◆ Data extract ◆
"""

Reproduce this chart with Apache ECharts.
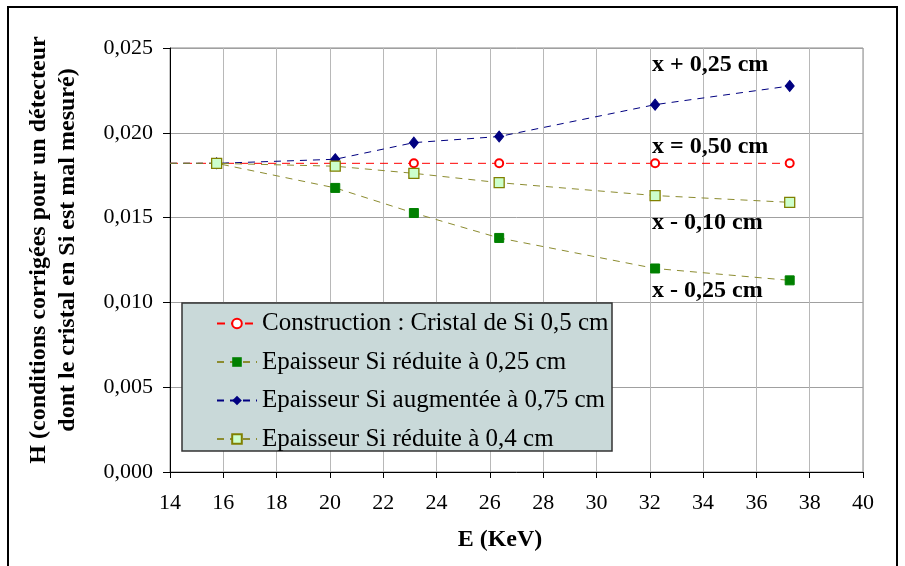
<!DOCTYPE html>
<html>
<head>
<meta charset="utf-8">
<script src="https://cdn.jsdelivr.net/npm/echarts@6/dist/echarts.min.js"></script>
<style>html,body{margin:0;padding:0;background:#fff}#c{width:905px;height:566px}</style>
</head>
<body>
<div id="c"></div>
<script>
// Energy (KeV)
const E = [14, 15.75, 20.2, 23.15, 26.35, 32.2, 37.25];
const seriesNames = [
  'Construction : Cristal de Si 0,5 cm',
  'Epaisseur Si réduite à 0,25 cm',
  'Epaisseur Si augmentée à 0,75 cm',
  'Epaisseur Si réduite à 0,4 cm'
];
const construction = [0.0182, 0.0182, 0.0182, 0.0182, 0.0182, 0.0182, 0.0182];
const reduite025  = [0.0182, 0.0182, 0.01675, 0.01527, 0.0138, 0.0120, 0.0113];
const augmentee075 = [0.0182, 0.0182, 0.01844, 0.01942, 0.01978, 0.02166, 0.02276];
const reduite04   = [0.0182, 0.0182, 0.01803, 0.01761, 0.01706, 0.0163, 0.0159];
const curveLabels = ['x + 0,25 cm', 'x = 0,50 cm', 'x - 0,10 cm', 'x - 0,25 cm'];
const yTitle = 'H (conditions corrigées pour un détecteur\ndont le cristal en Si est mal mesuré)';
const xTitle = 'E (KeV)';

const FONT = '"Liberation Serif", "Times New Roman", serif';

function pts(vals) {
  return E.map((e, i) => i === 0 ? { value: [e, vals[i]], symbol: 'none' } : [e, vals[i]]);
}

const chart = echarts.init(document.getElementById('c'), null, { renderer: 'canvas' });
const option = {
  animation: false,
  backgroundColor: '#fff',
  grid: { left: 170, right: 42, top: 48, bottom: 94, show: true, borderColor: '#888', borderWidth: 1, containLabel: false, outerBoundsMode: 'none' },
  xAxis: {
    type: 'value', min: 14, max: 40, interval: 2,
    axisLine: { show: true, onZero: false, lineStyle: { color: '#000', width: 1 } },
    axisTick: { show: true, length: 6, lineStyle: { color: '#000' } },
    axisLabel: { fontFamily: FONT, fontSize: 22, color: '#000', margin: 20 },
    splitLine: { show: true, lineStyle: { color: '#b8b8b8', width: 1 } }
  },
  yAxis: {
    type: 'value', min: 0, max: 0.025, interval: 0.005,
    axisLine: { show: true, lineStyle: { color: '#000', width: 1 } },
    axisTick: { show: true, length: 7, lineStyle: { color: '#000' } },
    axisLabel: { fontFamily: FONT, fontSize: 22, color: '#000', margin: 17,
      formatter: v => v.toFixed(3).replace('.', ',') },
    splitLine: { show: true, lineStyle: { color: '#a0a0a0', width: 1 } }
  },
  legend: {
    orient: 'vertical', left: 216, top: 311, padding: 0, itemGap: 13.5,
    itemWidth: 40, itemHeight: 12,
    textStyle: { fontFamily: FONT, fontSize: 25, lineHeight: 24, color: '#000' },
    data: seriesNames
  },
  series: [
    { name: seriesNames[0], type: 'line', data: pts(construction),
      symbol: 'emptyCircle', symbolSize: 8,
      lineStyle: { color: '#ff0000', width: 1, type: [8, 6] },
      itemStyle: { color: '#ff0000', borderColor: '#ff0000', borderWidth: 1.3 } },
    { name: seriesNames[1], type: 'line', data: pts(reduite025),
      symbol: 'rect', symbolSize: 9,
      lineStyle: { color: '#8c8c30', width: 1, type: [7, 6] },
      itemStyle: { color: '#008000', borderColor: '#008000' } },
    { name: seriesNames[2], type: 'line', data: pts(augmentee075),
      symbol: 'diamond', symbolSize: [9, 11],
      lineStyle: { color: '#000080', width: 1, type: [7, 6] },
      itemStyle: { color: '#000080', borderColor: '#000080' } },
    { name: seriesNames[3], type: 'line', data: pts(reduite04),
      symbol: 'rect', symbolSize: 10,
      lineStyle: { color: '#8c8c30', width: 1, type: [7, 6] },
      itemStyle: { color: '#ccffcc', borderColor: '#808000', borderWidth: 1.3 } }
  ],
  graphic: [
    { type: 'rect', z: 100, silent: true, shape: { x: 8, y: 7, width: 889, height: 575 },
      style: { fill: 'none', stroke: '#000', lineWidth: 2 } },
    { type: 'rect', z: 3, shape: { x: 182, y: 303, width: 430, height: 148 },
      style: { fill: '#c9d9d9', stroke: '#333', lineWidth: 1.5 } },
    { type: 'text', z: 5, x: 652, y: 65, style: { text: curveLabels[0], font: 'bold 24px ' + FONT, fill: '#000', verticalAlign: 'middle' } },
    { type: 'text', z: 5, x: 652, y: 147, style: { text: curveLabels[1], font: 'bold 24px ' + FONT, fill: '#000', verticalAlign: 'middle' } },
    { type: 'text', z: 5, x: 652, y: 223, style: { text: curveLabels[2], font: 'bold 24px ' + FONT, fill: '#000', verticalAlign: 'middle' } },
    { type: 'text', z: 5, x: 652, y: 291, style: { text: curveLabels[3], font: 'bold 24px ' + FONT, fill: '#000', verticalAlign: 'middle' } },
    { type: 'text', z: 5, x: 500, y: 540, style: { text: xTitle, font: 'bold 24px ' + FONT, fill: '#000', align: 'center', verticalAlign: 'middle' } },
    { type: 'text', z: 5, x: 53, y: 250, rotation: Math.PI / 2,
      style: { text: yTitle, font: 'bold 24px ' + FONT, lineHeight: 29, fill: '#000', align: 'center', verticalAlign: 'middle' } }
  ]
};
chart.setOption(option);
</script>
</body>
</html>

"""

◆ Task description ◆
Extract the full listing above verbatim; pictures are to be left out of the copy.

◆ Task result ◆
Reproduce this chart with Apache ECharts.
<!DOCTYPE html>
<html>
<head>
<meta charset="utf-8">
<script src="https://cdn.jsdelivr.net/npm/echarts@6/dist/echarts.min.js"></script>
<style>html,body{margin:0;padding:0;background:#fff}#c{width:905px;height:566px}</style>
</head>
<body>
<div id="c"></div>
<script>
// Energy (KeV)
const E = [14, 15.75, 20.2, 23.15, 26.35, 32.2, 37.25];
const seriesNames = [
  'Construction : Cristal de Si 0,5 cm',
  'Epaisseur Si réduite à 0,25 cm',
  'Epaisseur Si augmentée à 0,75 cm',
  'Epaisseur Si réduite à 0,4 cm'
];
const construction = [0.0182, 0.0182, 0.0182, 0.0182, 0.0182, 0.0182, 0.0182];
const reduite025  = [0.0182, 0.0182, 0.01675, 0.01527, 0.0138, 0.0120, 0.0113];
const augmentee075 = [0.0182, 0.0182, 0.01844, 0.01942, 0.01978, 0.02166, 0.02276];
const reduite04   = [0.0182, 0.0182, 0.01803, 0.01761, 0.01706, 0.0163, 0.0159];
const curveLabels = ['x + 0,25 cm', 'x = 0,50 cm', 'x - 0,10 cm', 'x - 0,25 cm'];
const yTitle = 'H (conditions corrigées pour un détecteur\ndont le cristal en Si est mal mesuré)';
const xTitle = 'E (KeV)';

const FONT = '"Liberation Serif", "Times New Roman", serif';

function pts(vals) {
  return E.map((e, i) => i === 0 ? { value: [e, vals[i]], symbol: 'none' } : [e, vals[i]]);
}

const chart = echarts.init(document.getElementById('c'), null, { renderer: 'canvas' });
const option = {
  animation: false,
  backgroundColor: '#fff',
  grid: { left: 170, right: 42, top: 48, bottom: 94, show: true, borderColor: '#888', borderWidth: 1, containLabel: false, outerBoundsMode: 'none' },
  xAxis: {
    type: 'value', min: 14, max: 40, interval: 2,
    axisLine: { show: true, onZero: false, lineStyle: { color: '#000', width: 1 } },
    axisTick: { show: true, length: 6, lineStyle: { color: '#000' } },
    axisLabel: { fontFamily: FONT, fontSize: 22, color: '#000', margin: 20 },
    splitLine: { show: true, lineStyle: { color: '#b8b8b8', width: 1 } }
  },
  yAxis: {
    type: 'value', min: 0, max: 0.025, interval: 0.005,
    axisLine: { show: true, lineStyle: { color: '#000', width: 1 } },
    axisTick: { show: true, length: 7, lineStyle: { color: '#000' } },
    axisLabel: { fontFamily: FONT, fontSize: 22, color: '#000', margin: 17,
      formatter: v => v.toFixed(3).replace('.', ',') },
    splitLine: { show: true, lineStyle: { color: '#a0a0a0', width: 1 } }
  },
  legend: {
    orient: 'vertical', left: 216, top: 311, padding: 0, itemGap: 13.5,
    itemWidth: 40, itemHeight: 12,
    textStyle: { fontFamily: FONT, fontSize: 25, lineHeight: 24, color: '#000' },
    data: seriesNames
  },
  series: [
    { name: seriesNames[0], type: 'line', data: pts(construction),
      symbol: 'emptyCircle', symbolSize: 8,
      lineStyle: { color: '#ff0000', width: 1, type: [8, 6] },
      itemStyle: { color: '#ff0000', borderColor: '#ff0000', borderWidth: 1.3 } },
    { name: seriesNames[1], type: 'line', data: pts(reduite025),
      symbol: 'rect', symbolSize: 9,
      lineStyle: { color: '#8c8c30', width: 1, type: [7, 6] },
      itemStyle: { color: '#008000', borderColor: '#008000' } },
    { name: seriesNames[2], type: 'line', data: pts(augmentee075),
      symbol: 'diamond', symbolSize: [9, 11],
      lineStyle: { color: '#000080', width: 1, type: [7, 6] },
      itemStyle: { color: '#000080', borderColor: '#000080' } },
    { name: seriesNames[3], type: 'line', data: pts(reduite04),
      symbol: 'rect', symbolSize: 10,
      lineStyle: { color: '#8c8c30', width: 1, type: [7, 6] },
      itemStyle: { color: '#ccffcc', borderColor: '#808000', borderWidth: 1.3 } }
  ],
  graphic: [
    { type: 'rect', z: 100, silent: true, shape: { x: 8, y: 7, width: 889, height: 575 },
      style: { fill: 'none', stroke: '#000', lineWidth: 2 } },
    { type: 'rect', z: 3, shape: { x: 182, y: 303, width: 430, height: 148 },
      style: { fill: '#c9d9d9', stroke: '#333', lineWidth: 1.5 } },
    { type: 'text', z: 5, x: 652, y: 65, style: { text: curveLabels[0], font: 'bold 24px ' + FONT, fill: '#000', verticalAlign: 'middle' } },
    { type: 'text', z: 5, x: 652, y: 147, style: { text: curveLabels[1], font: 'bold 24px ' + FONT, fill: '#000', verticalAlign: 'middle' } },
    { type: 'text', z: 5, x: 652, y: 223, style: { text: curveLabels[2], font: 'bold 24px ' + FONT, fill: '#000', verticalAlign: 'middle' } },
    { type: 'text', z: 5, x: 652, y: 291, style: { text: curveLabels[3], font: 'bold 24px ' + FONT, fill: '#000', verticalAlign: 'middle' } },
    { type: 'text', z: 5, x: 500, y: 540, style: { text: xTitle, font: 'bold 24px ' + FONT, fill: '#000', align: 'center', verticalAlign: 'middle' } },
    { type: 'text', z: 5, x: 53, y: 250, rotation: Math.PI / 2,
      style: { text: yTitle, font: 'bold 24px ' + FONT, lineHeight: 29, fill: '#000', align: 'center', verticalAlign: 'middle' } }
  ]
};
chart.setOption(option);
</script>
</body>
</html>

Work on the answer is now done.